QDex: a database profiler for generic bio-data exploration and quality aware integration

  • Authors:
  • F. Moussouni;L. Berti-Équille;G. Rozé;O. Loréal;E. Guérin

  • Affiliations:
  • INSERM, CHU Pontchaillou, Rennes, France;IRISA, Campus Universitaire de Beaulieu, Rennes, France;INSERM, CHU Pontchaillou, Rennes, France;INSERM, CHU Pontchaillou, Rennes, France;INSERM, CHU Pontchaillou, Rennes, France

  • Venue:
  • WISE'07 Proceedings of the 2007 international conference on Web information systems engineering
  • Year:
  • 2007

Quantified Score

Hi-index 0.00

Visualization

Abstract

In human health and life sciences, researchers extensively collaborate with each other, sharing genomic, biomedical and experimental results.

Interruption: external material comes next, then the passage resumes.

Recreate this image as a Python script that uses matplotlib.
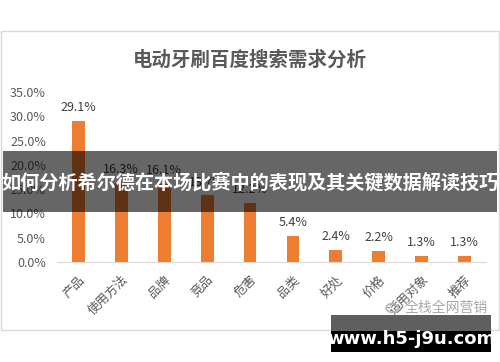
import matplotlib
matplotlib.use('Agg')
import matplotlib.pyplot as plt
from matplotlib.patches import Rectangle, Circle

plt.rcParams['font.family'] = ['Noto Sans CJK SC', 'DejaVu Sans']

categories = ['产品', '使用方法', '品牌', '竞品', '危害', '品类', '好处', '价格', '适用对象', '推荐']
values = [29.1, 16.3, 16.1, 13.7, 12.2, 5.4, 2.4, 2.2, 1.3, 1.3]
yticks = [0, 5, 10, 15, 20, 25, 30, 35]

fig = plt.figure(figsize=(5, 3.62), dpi=100, facecolor='white')

# chart frame
fig.patches.append(Rectangle((0.002, 1 - 330 / 362), 0.995, (330 - 31) / 362, transform=fig.transFigure,
                             fill=False, edgecolor='#d9d9d9', linewidth=1.0))

ax = fig.add_axes([57 / 500, 1 - 262 / 362, 429 / 500, 170 / 362])
x = range(len(categories))
bars = ax.bar(x, values, width=0.3, color='#ED7D31')
for b, v in zip(bars, values):
    ax.annotate('%.1f%%' % v, (b.get_x() + b.get_width() / 2, v), xytext=(0, 5),
                textcoords='offset points', ha='center', va='bottom', fontsize=9, color='#404040')

ax.set_xlim(-0.5, len(categories) - 0.5)
ax.set_ylim(0, 35)
ax.set_yticks(yticks)
ax.set_yticklabels(['%.1f%%' % t for t in yticks], fontsize=9, color='#595959')
ax.set_xticks(list(x))
ax.set_xticklabels(categories, rotation=45, ha='right', va='top', rotation_mode='anchor',
                   fontsize=9, color='#595959')
ax.tick_params(axis='both', length=0, pad=8)
for s in ['top', 'right', 'left']:
    ax.spines[s].set_visible(False)
ax.spines['bottom'].set_color('#d9d9d9')
ax.set_facecolor('none')

fig.text(0.5, 1 - 60 / 362, '电动牙刷百度搜索需求分析', ha='center', va='center',
         fontsize=14, fontweight='bold', color='#595959')

# watermark
fig.patches.append(Circle((392 / 500, 1 - 308 / 362), 0.012, transform=fig.transFigure,
                          fill=False, edgecolor='#b8b8b8', linewidth=1.2))
fig.text(446 / 500, 1 - 308 / 362, '全栈全网营销', ha='center', va='center', fontsize=10, color='#a8a8a8')

# overlay banner
fig.patches.append(Rectangle((3 / 500, 1 - 212 / 362), 494 / 500, 61 / 362, transform=fig.transFigure,
                             facecolor='black', alpha=0.6, edgecolor='none', zorder=5))
fig.text(0.5, 1 - 182 / 362, '如何分析希尔德在本场比赛中的表现及其关键数据解读技巧', ha='center', va='center',
         fontsize=13.8, fontweight='bold', color='white', zorder=6)

# url box
fig.patches.append(Rectangle((331 / 500, 1 - 331 / 362), 160 / 500, 16 / 362, transform=fig.transFigure,
                             facecolor='#5f5f5f', edgecolor='none', zorder=5))
fig.patches.append(Rectangle((331 / 500, 1 - 352 / 362), 160 / 500, 21 / 362, transform=fig.transFigure,
                             facecolor='black', edgecolor='none', zorder=5))
fig.text(411 / 500, 1 - 339 / 362, 'www.h5-j9u.com', ha='center', va='center',
         fontsize=13, fontweight='bold', color='white', zorder=6, family=['DejaVu Sans'])

fig.savefig('out.png', dpi=100)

This necessitates dynamically integrating different databases into a single repository or a warehouse. The data integrated in these warehouses are extracted from various heterogeneous sources, having different degrees of quality and trust. Most of the time, they are neither rigorously chosen nor carefully controlled for data quality. Data preparation and data quality metadata are recommended but still insufficiently exploited for ensuring quality and validating the results of information retrieval or data mining techniques. In a previous work, we built a data warehouse called GEDAW (Gene Expression Data Warehouse) that stores various information: data on genes expressed in the liver during iron overload and liver diseases, relevant information from public databanks (mostly in XML), DNA-chips home experiments and also medical records. Based on our past experience, this paper reports briefly on the lessons learned from biomedical data integration and data quality issues, and the solutions we propose to the numerous problems of schema evolution of both data sources and warehousing system. In this context, we present QDex, a Quality driven bio-Data Exploration tool, which provides a functional and modular architecture for database profiling and exploration, enabling users to set up query workflows and take advantage of data quality profiling metadata before the complex processes of data integration in the warehouse. An illustration with QDex Tool is shown afterwards.